The Last Years of the Soviet Empire: Snapshots from 1985-1991

By Vladimir Shlapentokh; Neil F. O'Donnell | Go to book overview

NOT ALL RUSSIANS WANT THE EMPIRE MAY 1990

As in the last snapshot, Gorbachev seems not to understand that he cannot
have it both ways--he cannot simultaneously champion glasnost and de-
mocratization and still maintain the empire. As ethnic tensions increased,
so too did Gorbachev's inability to reconcile his mutually exclusive policies.

In his many speeches and addresses defending the USSR's rather aggressive posture in the conflict with Lithuania during the last year, Gorbachev has regularly cited letters and cables from various corners of Russia demanding the uncompromising suppression of the separatists. There is little reason to question the authenticity of these missives.

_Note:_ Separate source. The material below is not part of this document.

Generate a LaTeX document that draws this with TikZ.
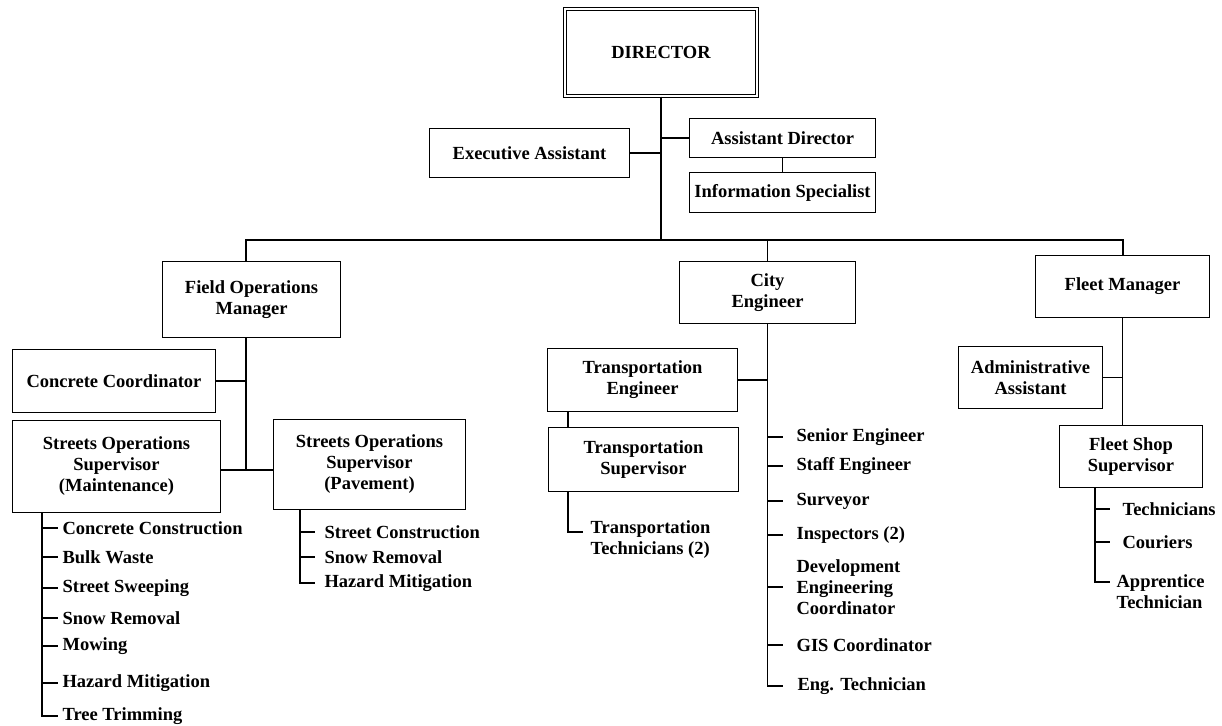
\documentclass[tikz,border=0pt]{standalone}
\usepackage{fontspec}
\setmainfont{Liberation Serif}

\begin{document}
\begin{tikzpicture} [x=1pt, y=-1pt, line width=1.2pt,
    every node/.style={font=\bfseries\fontsize{18.5}{21}\selectfont, align=center},
    box/.style={draw, inner sep=0pt},
    item/.style={anchor=west, inner ysep=1pt, inner xsep=#1, align=left},
    item/.default=4pt]
            \useasboundingbox (0, 0) rectangle (1222, 725);

            % boxes
            \node[box, double, double distance=1.5pt, minimum width=192pt, minimum height=87pt] (director) at (661, 52.5) {DIRECTOR};
            \node[box, minimum width=200pt, minimum height=49pt] (exec)      at (529.5, 153)   {Executive Assistant};
            \node[box, minimum width=186pt, minimum height=39pt] (asstdir)   at (782.5, 138)   {Assistant Director};
            \node[box, minimum width=186pt, minimum height=40pt] (infospec)  at (782.5, 192.5) {Information Specialist};
            \node[box, minimum width=178pt, minimum height=76pt] (fieldops)  at (251.5, 299.5) {Field Operations\\Manager};
            \node[box, minimum width=176pt, minimum height=62pt] (cityeng)   at (767.5, 292.5) {City\\Engineer};
            \node[box, minimum width=174pt, minimum height=62pt] (fleetmgr)  at (1122.5, 286.5) {Fleet Manager};
            \node[box, minimum width=203pt, minimum height=63pt] (concrete)  at (114, 381)     {Concrete Coordinator};
            \node[box, minimum width=208pt, minimum height=92pt] (stmaint)   at (116.5, 466.5) {Streets Operations\\Supervisor\\(Maintenance)};
            \node[box, minimum width=192pt, minimum height=90pt] (stpave)    at (369.5, 464.5) {Streets Operations\\Supervisor\\(Pavement)};
            \node[box, minimum width=190pt, minimum height=63pt] (transeng)  at (642.5, 380)   {Transportation\\Engineer};
            \node[box, minimum width=190pt, minimum height=64pt] (transsup)  at (643.5, 459.5) {Transportation\\Supervisor};
            \node[box, minimum width=144pt, minimum height=62pt] (adminasst) at (1030.5, 377.5) {Administrative\\Assistant};
            \node[box, minimum width=143pt, minimum height=62pt] (shopsup)   at (1131, 456.5)  {Fleet Shop\\Supervisor};

            % corner points of the lines
            \coordinate (busL)    at (246, 240);
            \coordinate (busR)    at (1123, 240);
            \coordinate (fotrunk) at (246, 470);
            \coordinate (mtop)    at (42, 513);
            \coordinate (ptop)    at (300, 510);
            \coordinate (tslink)  at (568, 492);
            \coordinate (fstop)   at (1095, 488);

            % maintenance list
            \node[item] (conc)  at (58, 528) {Concrete Construction};
            \node[item] (bulk)  at (58, 557) {Bulk Waste};
            \node[item] (sweep) at (58, 588) {Street Sweeping};
            \node[item] (snowm) at (58, 618) {Snow Removal};
            \node[item] (mow)   at (58, 646) {Mowing};
            \node[item] (hazm)  at (58, 683) {Hazard Mitigation};
            \node[item] (tree)  at (58, 716) {Tree Trimming};

            % pavement list
            \node[item=9pt] (stcon) at (315, 532) {Street Construction};
            \node[item=9pt] (snowp) at (315, 557) {Snow Removal};
            \node[item=9pt] (hazp)  at (315, 583) {Hazard Mitigation};

            % engineering list
            \node[item=13pt] (senior)     at (783, 437) {Senior Engineer};
            \node[item=13pt] (staff)      at (783, 466) {Staff Engineer};
            \node[item=13pt] (surveyor)   at (783, 501) {Surveyor};
            \node[item=13pt] (inspectors) at (783, 535) {Inspectors (2)};
            \node[item=13pt] (develop)    at (783, 587) {Development\\Engineering\\Coordinator};
            \node[item=13pt] (gis)        at (783, 645) {GIS Coordinator};
            \node[item=14pt] (engtech)    at (783, 686) {Eng. Technician};
            \node[item=7pt, anchor=north west] (transtech) at (583, 519) {Transportation\\Technicians (2)};

            % fleet list
            \node[item=12pt] (techs)    at (1110, 509) {Technicians};
            \node[item=12pt] (couriers) at (1110, 542) {Couriers};
            \node[item=6pt, anchor=north west] (apprentice) at (1110, 573) {Apprentice\\Technician};

            % director
            \draw (director.south) -- (director.south |- busL);
            \draw (exec.east) -- (exec.east -| director.south);
            \draw (asstdir.west) -- (asstdir.west -| director.south);
            \draw (asstdir) -- (infospec);
            \draw (fieldops.north -| busL) -- (busL) -- (busR) -- (fleetmgr.north -| busR);
            \draw (cityeng.north) -- (cityeng.north |- busL);

            % field operations
            \draw (fieldops.south -| busL) -- (fotrunk);
            \draw (concrete.east) -- (concrete.east -| busL);
            \draw (stmaint.east |- fotrunk) -- (stpave.west |- fotrunk);
            \draw (mtop) |- (tree.west);
            \draw (mtop |- conc.west) -- (conc.west)   (mtop |- bulk.west) -- (bulk.west)
                  (mtop |- sweep.west) -- (sweep.west) (mtop |- snowm.west) -- (snowm.west)
                  (mtop |- mow.west) -- (mow.west)     (mtop |- hazm.west) -- (hazm.west);
            \draw (ptop) |- (hazp.west);
            \draw (ptop |- stcon.west) -- (stcon.west) (ptop |- snowp.west) -- (snowp.west);

            % city engineer
            \draw (cityeng.south) |- (engtech.west);
            \draw (transeng.east) -- (transeng.east -| cityeng.south);
            \draw (cityeng.south |- senior.west) -- (senior.west)         (cityeng.south |- staff.west) -- (staff.west)
                  (cityeng.south |- surveyor.west) -- (surveyor.west)     (cityeng.south |- inspectors.west) -- (inspectors.west)
                  (cityeng.south |- develop.west) -- (develop.west)       (cityeng.south |- gis.west) -- (gis.west);
            \draw (transeng.south -| tslink) -- (transsup.north -| tslink);
            \draw (tslink) |- ([yshift=-13pt]transtech.north west);

            % fleet
            \draw (fleetmgr.south) -- (fleetmgr.south |- shopsup.north);
            \draw (adminasst.east) -- (adminasst.east -| fleetmgr.south);
            \draw (fstop) |- ([yshift=-9pt]apprentice.north west);
            \draw (fstop |- techs.west) -- (techs.west) (fstop |- couriers.west) -- (couriers.west);
        \end{tikzpicture}
\end{document}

Similarly, several speakers at the March 1990 session of the Congress of People's Deputies expressed utter contempt for those who would undermine the Soviet empire. One of those speakers, Tengiz Avaliani, as gloomy a presence as Stalin, proclaimed himself more devoted to the Russian empire than many ethnic Russians. Eschewing the ambiguity typical of the speeches of the other deputies, he boldly hurled accusations at Gorbachev--accusations he hoped would resonate in the heart of every true Russian. Refusing to support Gorbachev's bid for the presidency, Avaliani declared that "for 600 years, Russia united other nations . . . but in the last five years, we have achieved the opposite."

Those deputies who were also professional military men passionately joined in denouncing the separatist movements in Lithuania and the other republics. One of these deputies, Colonel Nikolai Petrushenko, suggested that the Congress look upon the Lithuanians as malicious children in need of a good whipping.

Many people, both inside and outside the USSR, stubbornly cling to Russia's strong chauvinistic tradition, originally fomented by the tsars and carefully nurtured by every Soviet leader since Stalin. They suggest that the deputies they refer to as "the Russian patriots" accurately reflect the opinions held by the vast majority of the Soviet people. According to the chauvinists, the Soviet people cannot imagine life without the Baltic and Black Sea resorts or without Uzbek cotton and Moldavian wine, and want only to prevent the Russian empire from crumbling into the territories from which it grew centuries earlier. Of course, actual Soviet attitudes toward the empire are far more complex than the chauvinists are willing to admit.